Removing nodes can be performed with Kubespray's remove-node.yml
playbook and supplying the node names as extra vars...
ansible-playbook submodules/kubespray/remove-node.yml --extra-vars "node=nodename0,nodename1"
This will drain nodename0
& nodename1
, stop Kubernetes services, delete certificates, and finally execute the kubectl command to delete the nodes.
More information on this topic may be found in the Kubespray docs.
DeepOps is largely idempotent, but in some cases, it is helpful to completely reset a cluster. KubeSpray provides a best-effort attempt at this through a playbook. The script below is recommended to be run twice as some components may not completely uninstall due to time-outs/failed dependent conditions.
ansible-playbook submodules/kubespray/reset.yml
Refer to the Kubespray Upgrade docs for instructions on how to upgrade the cluster.
Deploy Prometheus and Grafana to monitor Kubernetes and cluster nodes:
./scripts/k8s/deploy_monitoring.sh
Available Flags:
-h This message.
-p Print monitoring URLs.
-d Delete monitoring namespace and crds. Note, this may delete PVs storing prometheus metrics.
-x Disable persistent data, this deploys Prometheus with no PV backing resulting in a loss of data across reboots.
-w Wait and poll the grafana/prometheus/alertmanager URLs until they properly return.
delete Legacy positional argument for delete. Same as -d flag.
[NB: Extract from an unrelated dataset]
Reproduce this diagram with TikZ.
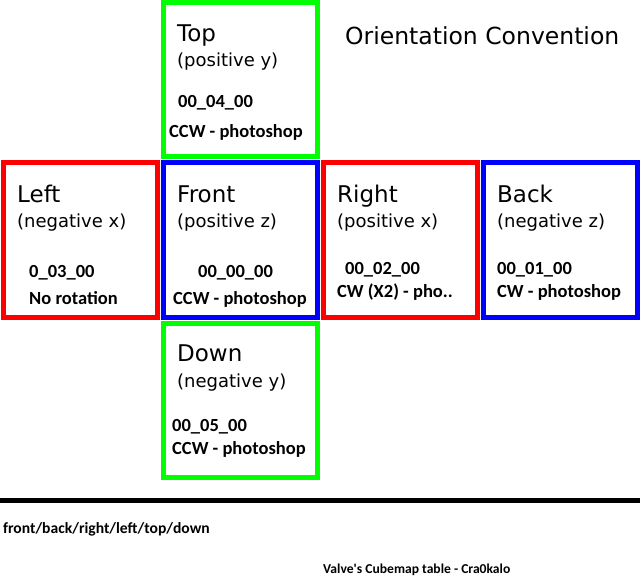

The services can be reached from the following addresses:
- Grafana: http://<kube-master>:30200
- Prometheus: http://<kube-master>:30500
- Alertmanager: http://<kube-master>:30400
DeepOps deploys monitoring services using the prometheus-operator project. For documentation on configuring and managing the monitoring services, please see the prometheus-operator user guides.